After Jonathan asked me to quit my job, he called from work on the half hour to make sure I didn’t leave the house. The first thing I did when I got to the shelter a week ago was to see how it felt to be on his end of the line. He picked up the phone and said, “Eliza,” in a sad echo of a voice that made me want to get back on the bus and go home to him. He sometimes looked at me so hard it was as if I were the only thing in the world that he wanted. If he’d stared me into dust, I would have been grateful.
I dial his number, my old number, and the phone just rings and rings. My heart races — whenever he’s not there, I’m sure he’s killed himself, but as the counselors around here like to say, I’m projecting.
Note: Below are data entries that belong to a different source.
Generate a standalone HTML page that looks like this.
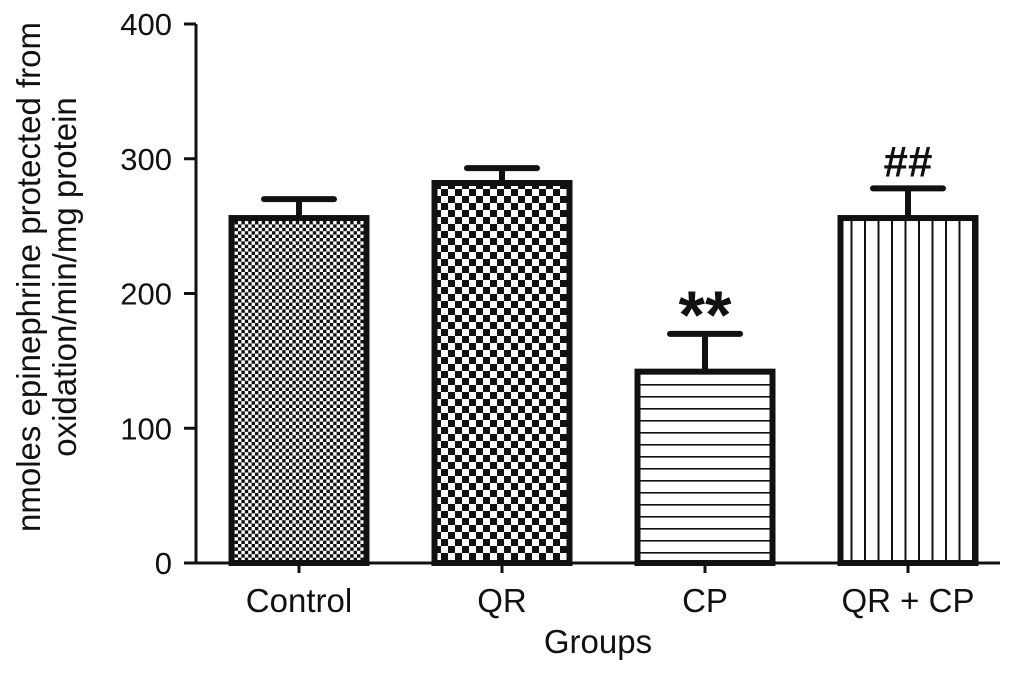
<!DOCTYPE html>
<html><head><meta charset="utf-8"><style>
body{margin:0;background:#fff;}
svg text{font-family:"Liberation Sans",Arial,sans-serif;fill:#111;}
</style></head><body>
<svg id="chart" width="1022" height="673" viewBox="0 0 1022 673" xmlns="http://www.w3.org/2000/svg">
<defs>
<pattern id="p0" width="6.8" height="6.8" patternUnits="userSpaceOnUse"><rect width="6.8" height="6.8" fill="#fff"/><rect width="3.4" height="3.4" fill="#111"/><rect x="3.4" y="3.4" width="3.4" height="3.4" fill="#111"/></pattern>
<pattern id="p1" width="14" height="14" patternUnits="userSpaceOnUse"><rect width="14" height="14" fill="#fff"/><rect width="7" height="7" fill="#111"/><rect x="7" y="7" width="7" height="7" fill="#111"/></pattern>
<pattern id="p2" width="10" height="12" patternUnits="userSpaceOnUse"><rect width="10" height="12" fill="#fff"/><rect y="0" width="10" height="1.6" fill="#111"/></pattern>
<pattern id="p3" width="13.5" height="10" patternUnits="userSpaceOnUse"><rect width="13.5" height="10" fill="#fff"/><rect x="0" width="2" height="10" fill="#111"/></pattern>
</defs>
<g id="bars"></g>
<g id="axes"></g>
<text transform="translate(40,277) rotate(-90)" text-anchor="middle" font-size="33">nmoles epinephrine protected from</text>
<text transform="translate(76,277) rotate(-90)" text-anchor="middle" font-size="33">oxidation/min/mg protein</text>
<text x="598" y="653" text-anchor="middle" font-size="33">Groups</text>
</svg>
<script>
const categories=["Control","QR","CP","QR + CP"];
const values=[256,282,142,256];
const errors=[14,11,28,22];
const marks=["","","**","##"];
const yTicks=[0,100,200,300,400];
const fills=["url(#p0)","url(#p1)","url(#p2)","url(#p3)"];
const NS="http://www.w3.org/2000/svg";
const y0=563,y1=24,vmax=400;
const y=v=>y0-(y0-y1)*v/vmax;
const xc=i=>299+203*i;
const bw=141;
const bars=document.getElementById('bars'),axes=document.getElementById('axes');
function mk(t,a,p){const e=document.createElementNS(NS,t);for(const k in a)e.setAttribute(k,a[k]);p.appendChild(e);return e;}
categories.forEach((c,i)=>{
  const top=y(values[i]);
  const r=mk('rect',{x:xc(i)-bw/2+3,y:top,width:bw-6,height:y0-top,fill:fills[i],stroke:'#111','stroke-width':6},bars);
  
  
  const ey=y(values[i]+errors[i]);
  const el=mk('path',{d:`M${xc(i)},${top} V${ey} M${xc(i)-35},${ey} H${xc(i)+35}`,stroke:'#111','stroke-width':6,'stroke-linecap':'round',fill:'none'},bars);
  
  
  if(marks[i]){
    const star=marks[i]=='**';
    const t=mk('text',{x:xc(i),y:ey-(star?-4:12),'text-anchor':'middle','font-size':star?68:44,'font-weight':'bold'},bars);
    t.textContent=marks[i];
    
    
  }
  const tl=mk('text',{x:xc(i),y:612,'text-anchor':'middle','font-size':33},axes);
  tl.textContent=c;
  
  
  const tk=mk('line',{x1:xc(i),x2:xc(i),y1:y0,y2:y0+10,stroke:'#111','stroke-width':3},axes);
  
  
});
const ya=mk('path',{d:`M196,${y1} V${y0} H1000`,stroke:'#111','stroke-width':3,fill:'none'},axes);


yTicks.forEach(v=>{
  const l=mk('line',{x1:184,x2:196,y1:y(v),y2:y(v),stroke:'#111','stroke-width':3},axes);
  
  
  const t=mk('text',{x:172,y:y(v)+11,'text-anchor':'end','font-size':31},axes);
  t.textContent=v;
  
  
});
</script>
</body></html>
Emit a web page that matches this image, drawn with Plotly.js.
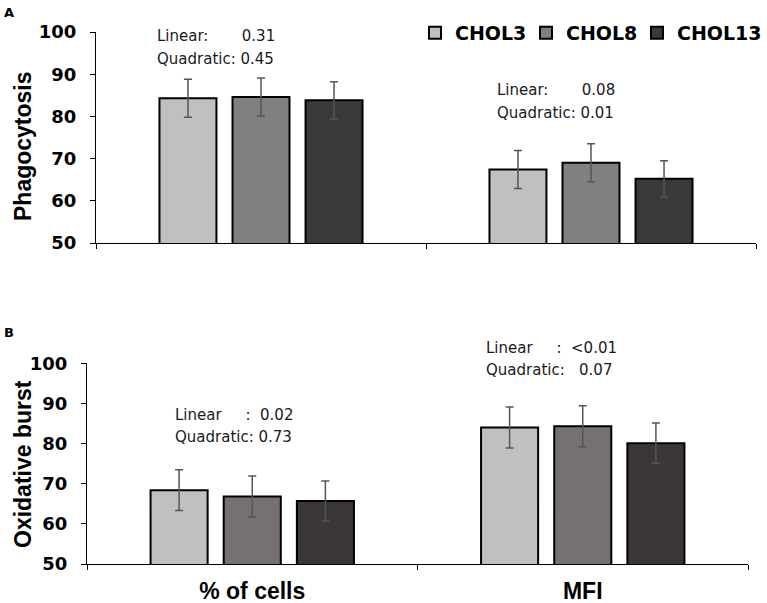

Whenever he is home, I listen to him breathe for a while and then hang up.
“So is someone going to do something about this tree?” Mary asks, waving her knife. Impatience is Mary’s natural tone of voice. In the corner of the lounge, the trashbag filled with ornaments wrapped in paper towels sits next to the artificial tree, which still doesn’t have its top put on. The ornaments are mostly glass Christmas balls, green and red, with a few handmade ornaments like the round, smooth, cross-cut piece of wood with MERRY CHRISTMAS MOM, LOVE, PETE ’99 painted in alternating blue and purple letters. None of us know who Pete is, and no one hazards a guess because it is an unspoken rule that the immediacy of life here does not allow for questions that travel backward.
Lindy walks into the lounge like the ringmaster at a circus, capturing our attention with the possibilities of what she might do next. Last night she showed us how to shake quarters out of the soda machine, rocking it with hands braced on either side of its frame as if she were reprimanding it. She throws a shrink-wrapped cupcake at Mary and a bag of chips at me.
“Hey, watch the nails,” Mary says, brushing the cupcake off the couch as if it were an insect.
“What?” I ask. “No dip?”
“What are you going to do about the tree?” Lindy asks, looking at Mary. Mary’s voice has a tendency to carry throughout the shelter, but even if it didn’t, Lindy hears everything. It’s a sense she fine-tuned over the years with her on-again, off-again cop boyfriend who works for the border patrol in Nogales.
“Yeah, right,” Mary says. “Merry fucking Christmas.”
“What happened with the police this afternoon?” I ask Lindy. Lindy was caught shoplifting earlier today — a container of dental floss she could have gotten from the shelter.
“Wouldn’t you know I’d get caught stealing something useful,” Lindy says. “He said he’d go easy on me because my life was such a mess. I think he was just disappointed to find out I’m legal. I know my boyfriend was.” Lindy’s half Mexican, and her boyfriend liked to threaten her with deporting her mother, originally from Hermosillo and now living in California. Lindy’s father, who abandoned the family when Lindy was born, is white, born and raised in Iowa, like my parents. My own parents are both dead of natural causes, having lived substantial lives. Their deaths were shocking and shockingly unremarkable.